Work Grid Size Determination
This summarizes what we have seen so far in terms of establishing sizes of
the computational work grid. Note that it also indirectly determines the
amount of work each kernel will do since the total work to be performed
can only be distributed among the threads of the work grid established here.
Many different approaches to this determination could be developed.
The approach outlined here was
developed in a way that should be equally applicable to OpenCL or CUDA programmers.
No significant techniques for optimization are shown here. That important
aspect is largely application-dependent and will be considered as we progress.
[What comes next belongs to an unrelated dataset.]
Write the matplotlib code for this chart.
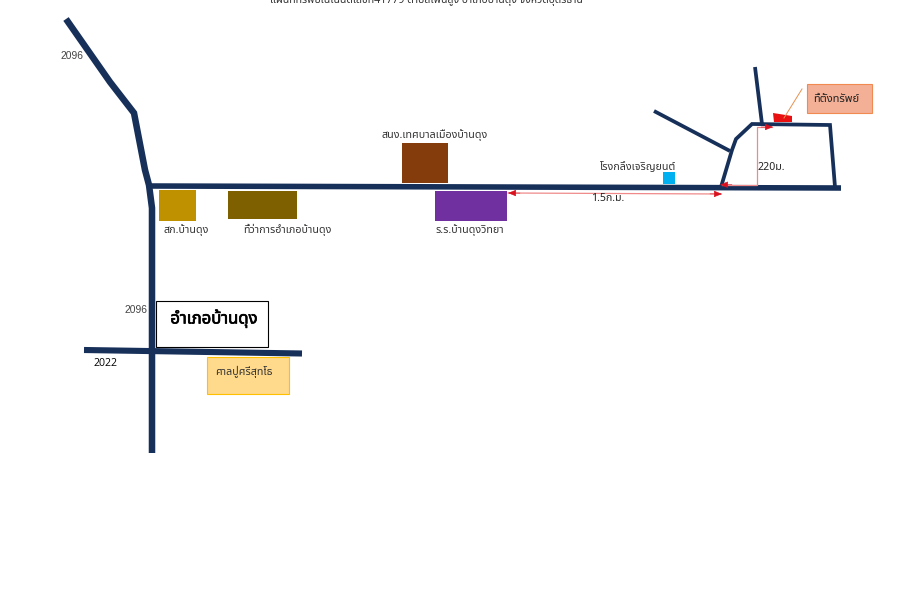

- Decide whether the grid should be 1D, 2D, or 3D based on
the nature of the algorithm and the general way in which the
problem is being decomposed. (Recall, for example, we saw both 1D and 2D kernels
used in our matrix multiplication examples.) Let numDims be 1, 2, or 3
based on this decision.
- For each dimension, d (0 ≤ d < numDims), of the computational grid:
- Decide the Thread Block size (CUDA) or
Work Group size (OpenCL). Let's generically call this size[d].
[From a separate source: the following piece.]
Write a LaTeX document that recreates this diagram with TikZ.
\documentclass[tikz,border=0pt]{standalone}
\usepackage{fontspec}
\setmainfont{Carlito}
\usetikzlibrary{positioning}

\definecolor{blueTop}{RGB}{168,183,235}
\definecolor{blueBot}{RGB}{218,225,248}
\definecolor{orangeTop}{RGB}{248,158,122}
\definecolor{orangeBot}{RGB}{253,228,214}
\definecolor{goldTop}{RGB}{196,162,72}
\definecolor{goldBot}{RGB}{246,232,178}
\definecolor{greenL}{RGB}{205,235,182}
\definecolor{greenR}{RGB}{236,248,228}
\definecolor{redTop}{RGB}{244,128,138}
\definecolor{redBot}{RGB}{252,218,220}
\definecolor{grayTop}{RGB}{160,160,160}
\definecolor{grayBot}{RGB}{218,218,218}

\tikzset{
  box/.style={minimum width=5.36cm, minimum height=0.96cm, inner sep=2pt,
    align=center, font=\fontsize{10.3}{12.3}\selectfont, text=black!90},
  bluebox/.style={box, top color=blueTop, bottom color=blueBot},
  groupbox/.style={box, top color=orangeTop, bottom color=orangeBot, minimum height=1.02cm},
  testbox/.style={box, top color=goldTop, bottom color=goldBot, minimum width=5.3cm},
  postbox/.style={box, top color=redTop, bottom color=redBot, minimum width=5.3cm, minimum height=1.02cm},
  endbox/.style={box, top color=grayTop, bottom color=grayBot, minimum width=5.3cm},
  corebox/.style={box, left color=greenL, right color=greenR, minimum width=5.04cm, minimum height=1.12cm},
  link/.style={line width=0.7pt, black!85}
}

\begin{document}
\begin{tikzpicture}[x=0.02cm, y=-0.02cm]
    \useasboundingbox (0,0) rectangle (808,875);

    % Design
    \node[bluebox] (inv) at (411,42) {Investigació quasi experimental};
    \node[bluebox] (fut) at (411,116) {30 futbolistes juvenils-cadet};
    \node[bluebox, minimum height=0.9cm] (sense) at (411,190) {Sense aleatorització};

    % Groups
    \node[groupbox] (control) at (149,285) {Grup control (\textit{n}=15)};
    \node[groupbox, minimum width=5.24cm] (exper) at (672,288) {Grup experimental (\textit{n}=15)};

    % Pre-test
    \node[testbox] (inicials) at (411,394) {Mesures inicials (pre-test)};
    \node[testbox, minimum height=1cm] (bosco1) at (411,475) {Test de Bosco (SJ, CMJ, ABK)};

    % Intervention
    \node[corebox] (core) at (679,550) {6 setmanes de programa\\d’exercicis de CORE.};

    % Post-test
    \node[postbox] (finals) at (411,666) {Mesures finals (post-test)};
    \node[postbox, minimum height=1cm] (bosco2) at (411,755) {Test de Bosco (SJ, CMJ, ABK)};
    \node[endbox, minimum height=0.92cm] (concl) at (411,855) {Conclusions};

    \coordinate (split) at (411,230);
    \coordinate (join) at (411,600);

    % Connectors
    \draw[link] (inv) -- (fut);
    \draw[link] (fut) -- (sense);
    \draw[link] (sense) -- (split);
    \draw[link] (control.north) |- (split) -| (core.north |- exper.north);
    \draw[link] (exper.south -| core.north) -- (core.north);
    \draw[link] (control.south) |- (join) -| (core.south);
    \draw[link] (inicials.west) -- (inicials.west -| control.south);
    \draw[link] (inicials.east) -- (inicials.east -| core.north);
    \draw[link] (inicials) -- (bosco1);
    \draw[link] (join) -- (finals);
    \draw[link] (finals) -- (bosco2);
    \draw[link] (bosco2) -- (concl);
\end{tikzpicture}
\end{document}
Guideline: The product of these sizes
over all dimensions should be a multiple of the warp size (32).
Requirement: The product cannot exceed the largest size permitted by the GPU.
- Determine the number of these thread blocks (CUDA) or
work groups (OpenCL) that are needed in each dimension:
k[d] = ceil(totalNumberThreadsNeeded[d]/size[d]).
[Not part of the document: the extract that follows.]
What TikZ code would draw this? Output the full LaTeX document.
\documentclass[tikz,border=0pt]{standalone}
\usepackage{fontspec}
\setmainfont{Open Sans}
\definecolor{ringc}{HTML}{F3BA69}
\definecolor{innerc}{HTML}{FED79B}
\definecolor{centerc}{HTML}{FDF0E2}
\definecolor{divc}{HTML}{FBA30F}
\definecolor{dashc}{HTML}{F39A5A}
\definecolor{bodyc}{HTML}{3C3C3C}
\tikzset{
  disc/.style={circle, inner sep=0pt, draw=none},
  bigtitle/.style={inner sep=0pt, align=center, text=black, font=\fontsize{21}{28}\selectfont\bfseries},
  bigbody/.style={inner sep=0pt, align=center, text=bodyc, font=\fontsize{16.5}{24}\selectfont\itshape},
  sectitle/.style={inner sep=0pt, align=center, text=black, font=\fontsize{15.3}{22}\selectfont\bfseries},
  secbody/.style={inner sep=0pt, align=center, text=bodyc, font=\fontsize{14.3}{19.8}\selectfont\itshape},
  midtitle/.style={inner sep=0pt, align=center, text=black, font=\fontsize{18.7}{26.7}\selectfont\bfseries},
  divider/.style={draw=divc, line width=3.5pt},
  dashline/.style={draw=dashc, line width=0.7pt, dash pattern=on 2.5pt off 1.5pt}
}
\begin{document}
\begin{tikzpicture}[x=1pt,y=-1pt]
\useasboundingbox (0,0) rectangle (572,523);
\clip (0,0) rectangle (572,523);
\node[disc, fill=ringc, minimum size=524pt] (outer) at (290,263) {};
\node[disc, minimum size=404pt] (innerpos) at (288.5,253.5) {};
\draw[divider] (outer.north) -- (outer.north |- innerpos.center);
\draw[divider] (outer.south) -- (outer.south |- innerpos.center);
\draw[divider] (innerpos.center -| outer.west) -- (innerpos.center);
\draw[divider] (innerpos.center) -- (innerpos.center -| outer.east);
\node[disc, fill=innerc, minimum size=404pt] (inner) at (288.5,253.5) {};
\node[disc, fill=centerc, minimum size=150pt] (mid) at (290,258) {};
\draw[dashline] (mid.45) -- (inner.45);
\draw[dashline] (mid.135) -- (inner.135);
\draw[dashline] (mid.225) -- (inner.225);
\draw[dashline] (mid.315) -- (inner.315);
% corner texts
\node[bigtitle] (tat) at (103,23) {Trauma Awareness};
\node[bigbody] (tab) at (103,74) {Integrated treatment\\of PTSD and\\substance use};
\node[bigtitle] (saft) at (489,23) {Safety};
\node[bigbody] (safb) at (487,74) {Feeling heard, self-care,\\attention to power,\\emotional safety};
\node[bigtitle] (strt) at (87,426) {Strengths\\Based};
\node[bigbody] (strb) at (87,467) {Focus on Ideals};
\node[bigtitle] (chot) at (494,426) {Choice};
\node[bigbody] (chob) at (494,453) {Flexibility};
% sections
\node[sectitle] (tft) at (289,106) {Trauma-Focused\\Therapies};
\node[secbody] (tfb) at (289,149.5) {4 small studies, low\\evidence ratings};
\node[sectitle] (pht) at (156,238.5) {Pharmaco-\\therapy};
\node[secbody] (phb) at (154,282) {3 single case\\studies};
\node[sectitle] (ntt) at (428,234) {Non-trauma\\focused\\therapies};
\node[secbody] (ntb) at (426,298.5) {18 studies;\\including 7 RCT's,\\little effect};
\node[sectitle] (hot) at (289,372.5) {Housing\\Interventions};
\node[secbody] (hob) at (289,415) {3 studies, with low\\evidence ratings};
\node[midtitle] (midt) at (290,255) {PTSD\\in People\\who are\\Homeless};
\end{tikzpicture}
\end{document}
- CUDA: foo<<<k, size>>>(…);
- OpenCL:
globalSize[d] = k[d] * size[d]; // for each dimension
size_t* globalOffset = nullptr; // or something else, if desired
clEnqueueNDRangeKernel(queue, fooKernel, numDims, globalOffset, globalSize, size, …);
It is possible for the local and global grid dimensions to be different, in which case slight
modifications to the formulas and processes above may be needed.